I, Tonya review by Mark McPherson - Cinema Paradiso
I, Tonya is a sports conspiracy biopic that comes with the skepticism already tacked on, free of charge. Told in a seemingly meta Rashomon style story, Tonya Harding’s tough, brutal, and emotional tale of trying to be an expert skater is relayed by all the players. And they all have different perspectives. They’re also not going to shy away from the real reason you’re watching this movie and what becomes the centerpiece event of Tonya’s career; when her rival of rival Nancy Kerrigan was attacked before the 1994 U.S. Figure Skating Championships in Detroit.
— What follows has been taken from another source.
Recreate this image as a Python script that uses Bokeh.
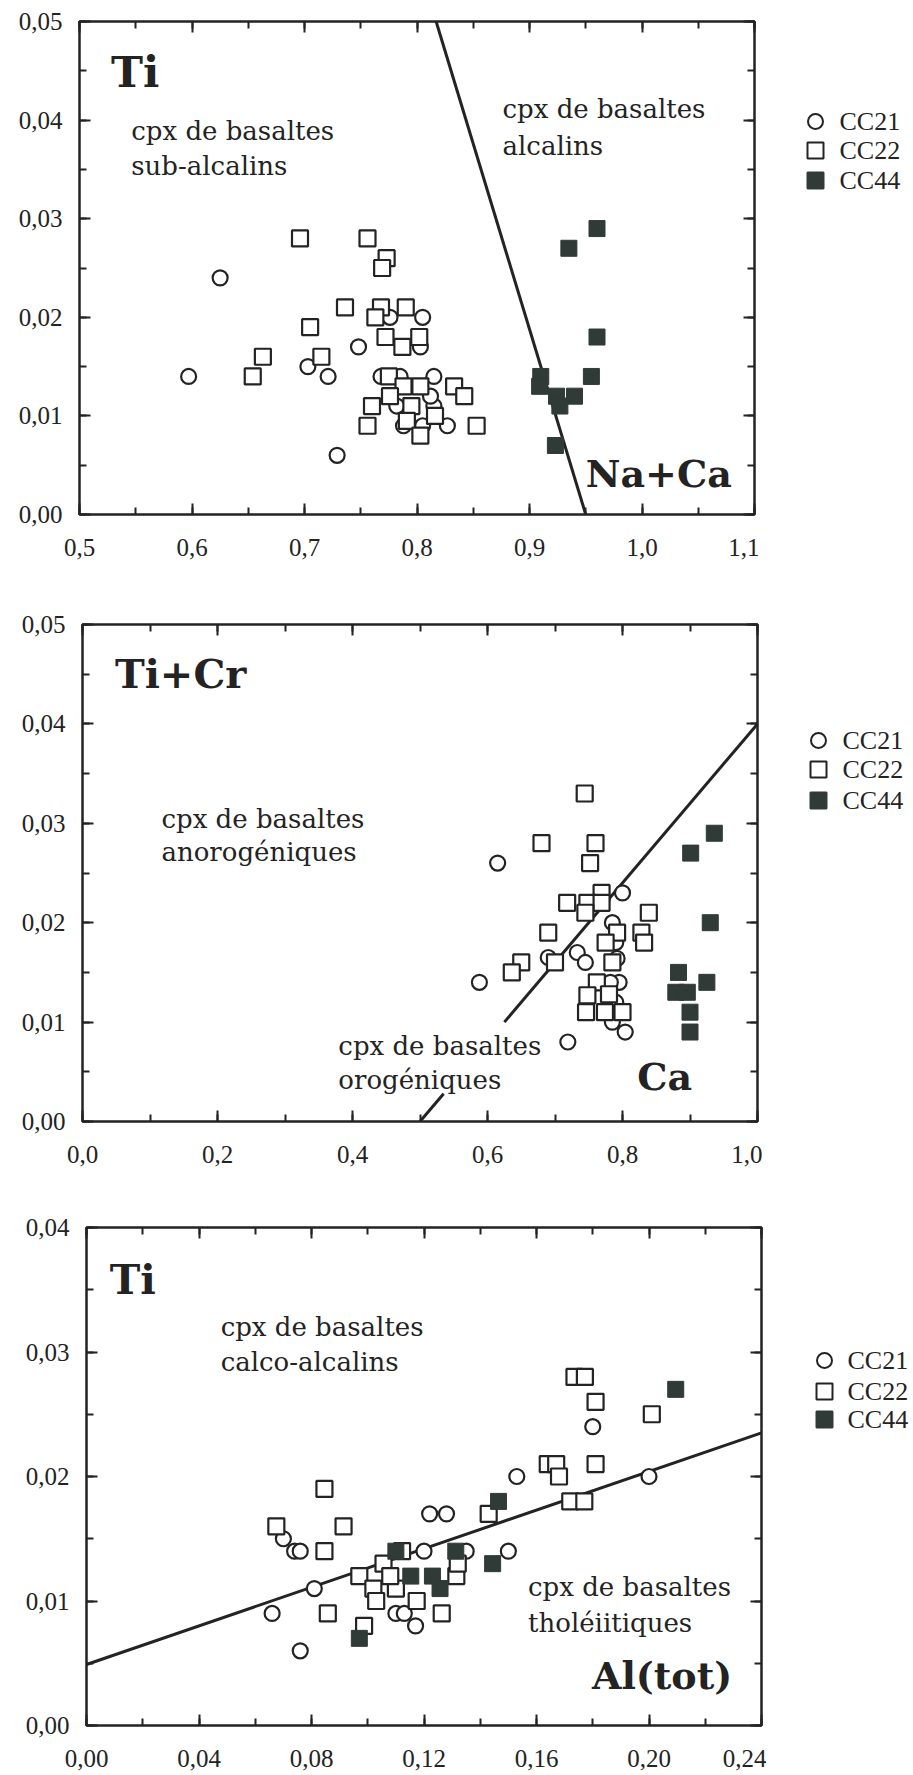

Though she wasn’t personally involved, it did tarnish her career and turn her into a bit of a joke due to the unsavory people she associated with.
What makes I, Tonya so fascinating is that it doesn’t beg for sympathy from the character. I doubt they’d accept it. Born from cynicism and parenting that came with sneers and spit, Tonya is exceptionally played by Margot Robbie as a woman that has grown up with abuse and pain. Shes struggles growing up with her scowling and overly strict mother, LaVona (Allison Janney), a big-glasses chain-smoker of a mother where every shred of happiness has left her soul. LaVona is ruthless in placing every penny in funding Tonya’s skating lessons from an early age that she has become bitter towards her daughter in every way, always talking trash with a cigarette constantly in hand. There’s an uncomfortable comedy in her savagery that paints her as a villain, though her addressing of the camera comes with a not-that-bad tone to her condescension.
Sebastian Stan plays Tonya’s husband of Jeff Gillooly, the mustachioed scummy guy willing to do anything for Tonya to win, a cross between a Bond villain and a porn star. He wants to do what’s best but, much like LaVona, he’s yet another player that traps Tina in a world where she’s never good enough. While Tonya continues to explode with rage and become emotional with her competitive figure skating, Jeff turns into more of a criminal with his association with the inept bodyguard Shawn Eckhardt (Paul Walter Hauser). Shawn is portrayed as such a dolt in his conspiring to take a whack at Nancy’s knees that you can’t help but laugh. Director Steven Rogers dares you to with his blunt storytelling that takes aim on the absurdity of the case more than the dramatics. After all, if the characters don’t approach this story sincerity, why should the movie? Whatever empathy you have towards the character is of your own ethics.
Sure, Rogers spins the charisma levels high for all involved if only to make the story more engaging. Twisting of events? Sure but the film willingly admits to this reworking as described by all involved. And that is perhaps the best part of the film, the refusal to compromise on one clear vision of this case. For the brief moments when Tonya is on the ice, there’s a brief sense of relief. So it’s more than understandable she’d be pleading with a judge to send her to prison rather than be banned from professional figure skating.
I, Tonya is not an easy picture to watch at times, not so much for the content for coming to terms with how you should be feeling on the subject. Consider the scene where Tonya becomes a target for the media of being involved in Nancy’s injury. Her mother steps into her life to offer her comfort, only for Tonya to discover she’s wearing a wire in hopes of extracting a confession. Embodying the sense of LaVona, emotions are considered a weakness in this wacky world of skating and skating sabotage. It’s that cutthroat nature to the material that makes it a far more entertaining tale rather than a did-they-didn’t-they biopic of standard stand-off nature.